Enough Room? Page 3

Avoid placing large pieces of furniture between the loudspeakers (between loudspeakers, the best furniture is no furniture). Imaging will usually suffer, otherwise. You might be able to get away with this if the loudspeakers are well out into the room and the credenza or whatever is back against the wall; I have on occasion used this arrangement with effective results. Similarly, a large coffee table in front of the listening location, with the attendant reflections off of it, is also usually a no-no.

And don't forget that where you place yourself will have a substantial effect on the sound. Position your listening chair, if possible, well clear of the rear wall; that will often (but not always) improve soundstaging and low-end smoothness, though sometimes at the expense of low-end weight. If domestic considerations require that the furniture be flush against the wall, a solution I have found to be satisfactory is to have a light, movable chair---a director's chair, perhaps, which I can easily maneuver in front of the wall-mounted furniture arrangement for use when I want to listen critically.

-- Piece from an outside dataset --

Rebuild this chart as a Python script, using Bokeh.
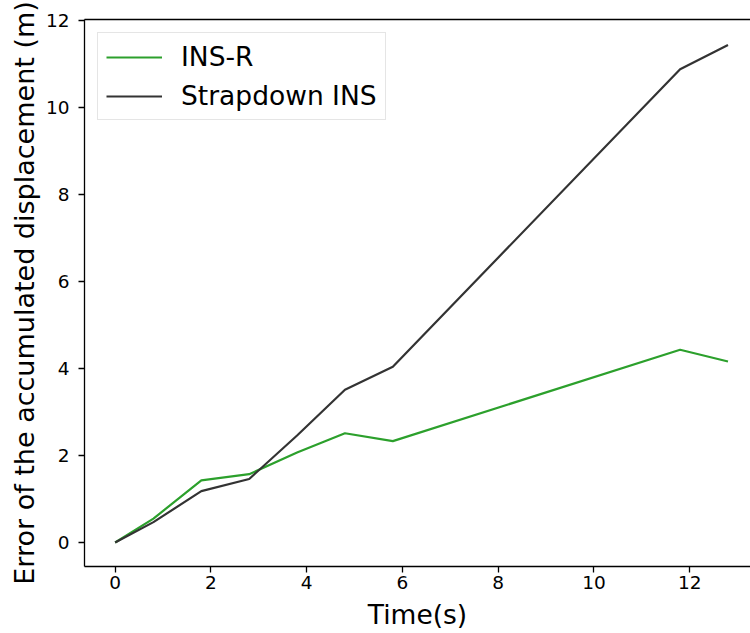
from bokeh.plotting import figure
from bokeh.models import Range1d, LinearAxis, FixedTicker, Legend, LegendItem
from bokeh.embed import file_html
from bokeh.resources import INLINE

# Data
time_s = [0, 0.8, 1.8, 2.8, 3.8, 4.8, 5.8, 11.8, 12.8]
ins_r = [0, 0.55, 1.43, 1.57, 2.07, 2.51, 2.33, 4.43, 4.16]
strapdown_ins = [0, 0.47, 1.18, 1.46, 2.46, 3.51, 4.04, 10.87, 11.43]

x_ticks = [0, 2, 4, 6, 8, 10, 12]
y_ticks = [0, 2, 4, 6, 8, 10, 12]

FONT = "DejaVu Sans"

p = figure(width=750, height=633, output_backend="svg", toolbar_location=None,
           x_range=Range1d(-0.64, 13.27), y_range=Range1d(-0.55, 12.015),
           min_border_left=84, min_border_right=0, min_border_top=19,
           min_border_bottom=67)
p.outline_line_color = None
p.grid.visible = False
p.background_fill_color = "white"
p.border_fill_color = "white"

r1 = p.line(time_s, ins_r, line_color="#2ca02c", line_width=2.2)
r2 = p.line(time_s, strapdown_ins, line_color="#333333", line_width=2.2)

for ax in (p.xaxis[0], p.yaxis[0]):
    ax.axis_line_color = "black"
    ax.axis_line_width = 1.3
    ax.major_tick_line_color = "black"
    ax.major_tick_line_width = 1.3
    ax.major_tick_out = 6
    ax.major_tick_in = 0
    ax.minor_tick_line_color = None
    ax.major_label_text_font = FONT
    ax.major_label_text_font_size = "18.5px"
    ax.major_label_text_color = "black"
    ax.axis_label_text_font = FONT
    ax.axis_label_text_font_style = "normal"
    ax.axis_label_text_color = "black"

p.xaxis[0].ticker = FixedTicker(ticks=x_ticks)
p.yaxis[0].ticker = FixedTicker(ticks=y_ticks)
p.xaxis[0].axis_label = "Time(s)"
p.yaxis[0].axis_label = "Error of the accumulated displacement (m)"
p.xaxis[0].axis_label_text_font_size = "26.5px"
p.yaxis[0].axis_label_text_font_size = "27px"
p.xaxis[0].major_label_standoff = 3
p.yaxis[0].major_label_standoff = 9
p.xaxis[0].axis_label_standoff = 7
p.yaxis[0].axis_label_standoff = 3

top_axis = LinearAxis(ticker=FixedTicker(ticks=[]), axis_line_color="black",
                      axis_line_width=1.3, major_tick_out=0, major_tick_in=0,
                      minor_tick_line_color=None, major_label_text_font_size="0px")
p.add_layout(top_axis, "above")

legend = Legend(items=[LegendItem(label="INS-R", renderers=[r1]),
                       LegendItem(label="Strapdown INS", renderers=[r2])],
                location="top_left", margin=13, padding=8, spacing=8,
                label_height=30, glyph_height=30, glyph_width=56,
                label_standoff=19, label_text_font=FONT,
                label_text_font_size="26.5px", label_text_color="black",
                border_line_color="#cccccc", border_line_width=1,
                background_fill_alpha=0.8)
p.add_layout(legend)

open("out.html", "w").write(file_html(p, INLINE))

In my opinion, listeners often sit too far from their loudspeakers. The farther away you sit, the more the room itself affects the sound you hear, particularly at mid- and high frequencies. Yet sitting too close can also present problems: the ideal listening position---the "sweet spot"---is smaller, and if you sit too close, the outputs of the individual drivers in the system may not blend properly. The answer, again, is being open-minded enough to experiment. Don't automatically sit 15' away because that seems the most logical location with your normal furniture arrangement, or because that position worked best with your last pair of loudspeakers, or in your previous listening room, or simply because "you always have."

Furthermore, the height at which you listen is very important. With a stand-mounted loudspeaker, that means trying different stand heights before making a final choice. You might even find that the height recommended by the manufacturer, or their "dedicated" stand itself, is not always optimum for your personal listening situation. Getting the tweeter at or slightly above ear height, for a seated listener, is usually best. But not always. Experiment.

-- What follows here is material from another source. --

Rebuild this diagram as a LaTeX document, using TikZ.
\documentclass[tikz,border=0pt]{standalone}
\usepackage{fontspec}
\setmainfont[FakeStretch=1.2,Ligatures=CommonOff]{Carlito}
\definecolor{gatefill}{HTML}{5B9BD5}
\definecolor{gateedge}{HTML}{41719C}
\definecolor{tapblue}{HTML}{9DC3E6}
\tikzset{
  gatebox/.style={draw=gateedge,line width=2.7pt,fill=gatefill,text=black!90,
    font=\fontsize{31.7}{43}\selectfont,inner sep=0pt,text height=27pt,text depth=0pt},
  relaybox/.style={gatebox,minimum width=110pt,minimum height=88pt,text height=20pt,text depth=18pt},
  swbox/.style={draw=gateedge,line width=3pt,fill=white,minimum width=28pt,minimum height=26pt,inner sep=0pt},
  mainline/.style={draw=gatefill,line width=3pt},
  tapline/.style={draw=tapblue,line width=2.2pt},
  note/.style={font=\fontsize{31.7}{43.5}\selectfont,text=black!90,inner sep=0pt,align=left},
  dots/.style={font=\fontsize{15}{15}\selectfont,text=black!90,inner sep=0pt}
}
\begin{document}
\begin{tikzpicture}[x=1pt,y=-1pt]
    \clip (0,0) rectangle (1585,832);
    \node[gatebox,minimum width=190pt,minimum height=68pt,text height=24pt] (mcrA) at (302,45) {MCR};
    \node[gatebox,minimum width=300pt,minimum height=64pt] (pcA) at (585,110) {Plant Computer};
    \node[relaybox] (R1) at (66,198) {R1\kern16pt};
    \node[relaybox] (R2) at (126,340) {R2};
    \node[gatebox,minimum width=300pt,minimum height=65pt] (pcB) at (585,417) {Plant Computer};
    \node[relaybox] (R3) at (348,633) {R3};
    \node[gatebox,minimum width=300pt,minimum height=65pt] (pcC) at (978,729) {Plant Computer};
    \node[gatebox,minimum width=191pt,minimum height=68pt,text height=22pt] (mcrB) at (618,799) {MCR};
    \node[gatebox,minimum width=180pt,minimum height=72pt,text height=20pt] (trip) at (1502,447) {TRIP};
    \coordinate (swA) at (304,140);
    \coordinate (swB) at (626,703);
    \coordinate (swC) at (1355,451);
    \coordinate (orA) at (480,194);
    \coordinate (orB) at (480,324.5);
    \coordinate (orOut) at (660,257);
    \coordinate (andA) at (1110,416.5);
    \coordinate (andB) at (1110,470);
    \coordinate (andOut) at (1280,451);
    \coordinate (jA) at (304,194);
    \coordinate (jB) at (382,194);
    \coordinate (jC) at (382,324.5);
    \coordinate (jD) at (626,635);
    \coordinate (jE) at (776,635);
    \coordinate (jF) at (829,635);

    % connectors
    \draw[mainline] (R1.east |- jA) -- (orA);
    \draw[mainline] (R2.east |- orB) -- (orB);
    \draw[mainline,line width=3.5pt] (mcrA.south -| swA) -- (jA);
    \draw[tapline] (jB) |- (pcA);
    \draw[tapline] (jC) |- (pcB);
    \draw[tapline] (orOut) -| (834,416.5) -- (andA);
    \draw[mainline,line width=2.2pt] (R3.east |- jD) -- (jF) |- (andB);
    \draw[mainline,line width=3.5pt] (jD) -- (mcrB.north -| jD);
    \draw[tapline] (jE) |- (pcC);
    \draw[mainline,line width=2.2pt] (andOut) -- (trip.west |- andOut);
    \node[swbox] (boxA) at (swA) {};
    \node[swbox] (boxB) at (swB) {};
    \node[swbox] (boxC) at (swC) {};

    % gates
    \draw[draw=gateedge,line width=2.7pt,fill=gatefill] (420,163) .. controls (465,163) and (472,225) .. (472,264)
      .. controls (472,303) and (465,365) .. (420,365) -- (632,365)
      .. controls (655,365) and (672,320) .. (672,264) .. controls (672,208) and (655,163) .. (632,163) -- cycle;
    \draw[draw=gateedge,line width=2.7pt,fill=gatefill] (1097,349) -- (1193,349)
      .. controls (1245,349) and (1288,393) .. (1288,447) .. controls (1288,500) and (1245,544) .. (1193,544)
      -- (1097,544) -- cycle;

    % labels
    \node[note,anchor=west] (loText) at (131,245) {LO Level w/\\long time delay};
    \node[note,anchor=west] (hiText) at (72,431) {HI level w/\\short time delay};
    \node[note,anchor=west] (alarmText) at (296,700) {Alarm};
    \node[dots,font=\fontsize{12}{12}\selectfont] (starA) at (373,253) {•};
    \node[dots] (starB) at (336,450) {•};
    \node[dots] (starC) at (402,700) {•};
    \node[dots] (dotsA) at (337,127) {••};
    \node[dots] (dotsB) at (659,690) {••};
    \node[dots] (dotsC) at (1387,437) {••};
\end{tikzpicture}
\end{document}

A number of manufacturers are now in the business of selling room-treatment products of various types to help optimize room acoustics. The most widely used are damping panels placed on the walls of the listening room. These range from shaped acoustic foam (available from Sonex, Audio Advisor, Audio Express, and Audio Concepts, among others) to decorative hangings and free-standing panels usually made of rigid fiberglass in a fabric-covered frame. The latter are not that easy to come by commercially (Monster Cable used to market them, but has not been promoting them recently), but the resourceful do-it-yourselfer could build them without a great deal of difficulty. Rigid fiberglass sheets of varying thickness are available from most insulation suppliers. Or you could use fiberglass of the flexible, attic-insulation variety. But be careful---avoid skin contact with the raw fiberglass (it's nasty, itchy stuff), and try not to shake fiberglass dust into the air (footnote 3). The most difficult part of the project will be framing and covering the fiberglass. I strongly recommend a fabric cover of some sort over it, for both cosmetic and health reasons.

Beyond this, the products tend to get more specialized and more expensive. Tube Traps are by now known to most audiophiles. They are designed primarily to reduce low-frequency pressure buildup in the room corners, where such frequencies are known to get together and party, disturbing the acoustic peace of the rest of the room. Traps are also often used against wall surfaces as well. JGH and LA reviewed them way back in Vol.9 No.3. A more recent variation on this idea is the Phantom Acoustics Shadow, which RH reviewed in Vol.12 No.12; it takes an active approach to reducing pressure buildup in the corners.

Also new are the products from RoomTune. Their line consists of small, freestanding panel absorbers and smaller devices designed to fit into the upper room corners and high on the walls near the ceiling. Some of this company's ideas on room acoustics are decidedly unconventional. GL is currently living with their products, and will report his findings in a future issue. Stay, ah, tuned.

Then there are RPG Diffusors and related products. These operate on the principle of establishing a smooth, controlled diffusion of sound (though they also make a device called an Abffusor, which combines diffusion and absorption). These are perhaps the most expensive of the room-treatment devices, and while mainly designed for recording studios, they have found their way into some home listening rooms. Keith Yates commented on them for Stereophile in Vol.11 No.4.

Many of these products, and others which pop up from time to time, are effective, but I strongly recommend working to obtain the best results you can with normal domestic furnishings before resorting to them. Again, try various furniture arrangements and loudspeaker (and listener) locations first, remembering to do something about those flat, reflective walls to improve both their dispersion and their absorption in the appropriate places. Then, if the results continue to defeat your best efforts, you might look into specialized room treatments. If you need such dedicated products, and they are acceptable to the budget- and decor-meister in the family, they should be your final room tweak, not your first.



Footnote 3: We're not talking asbestos-type problems here, but inhalation of brittle, non-degradable fibers is unlikely to help promote rosy cheeks. Nor is getting them in your eyes a good idea. Which are two reasons why I have reservations about recommendations to use this material to reduce the noise of an air-conditioning system by lining the inside of the ducts with it.